HiScene: Creating Hierarchical 3D Scenes with Isometric View Generation
Wenqi Dong, Bangbang Yang, Zesong Yang, Yuan Li, Tao Hu, Hujun Bao, Yuewen Ma, Zhaopeng Cui
2025-04-21
Summary
This paper talks about HiScene, a new system that can build detailed and interactive 3D scenes by combining 2D pictures with 3D models, making the scenes look realistic and complete from any angle.
What's the problem?
The problem is that creating 3D scenes that look good and make sense from every viewpoint is really hard, especially when you only have flat 2D images to start with. Most existing methods struggle to fill in the gaps for parts of objects you can’t see, and the final 3D scenes often look messy or unrealistic.
What's the solution?
The researchers developed HiScene, which uses a special layered approach to first generate 2D images and then build up 3D objects using advanced AI techniques like video-diffusion and shape priors.
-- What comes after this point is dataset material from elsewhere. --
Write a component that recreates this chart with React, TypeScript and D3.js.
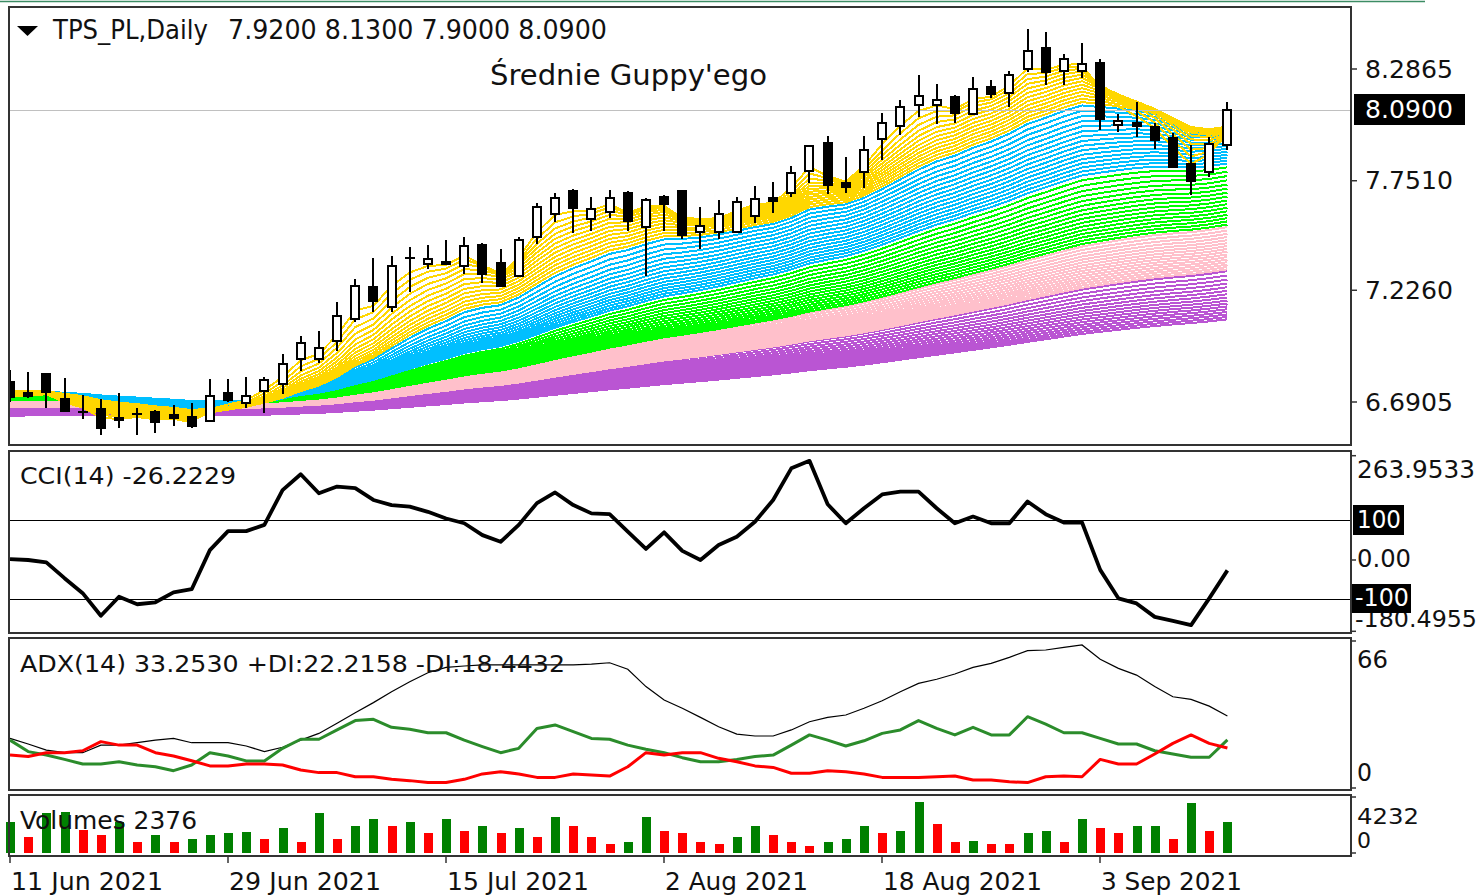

This allows the system to guess and fill in hidden parts of objects, making the whole scene look natural and allowing users to interact with it from different perspectives, including isometric views.
Why it matters?
This matters because it makes it much easier to create high-quality 3D environments for things like video games, virtual reality, and digital art, helping artists and developers bring their ideas to life in a more realistic and interactive way.
Abstract
A hierarchical framework called HiScene combines 2D image and 3D object generation using video-diffusion for amodal completion and shape priors to produce coherent, high-fidelity, interactive 3D scenes.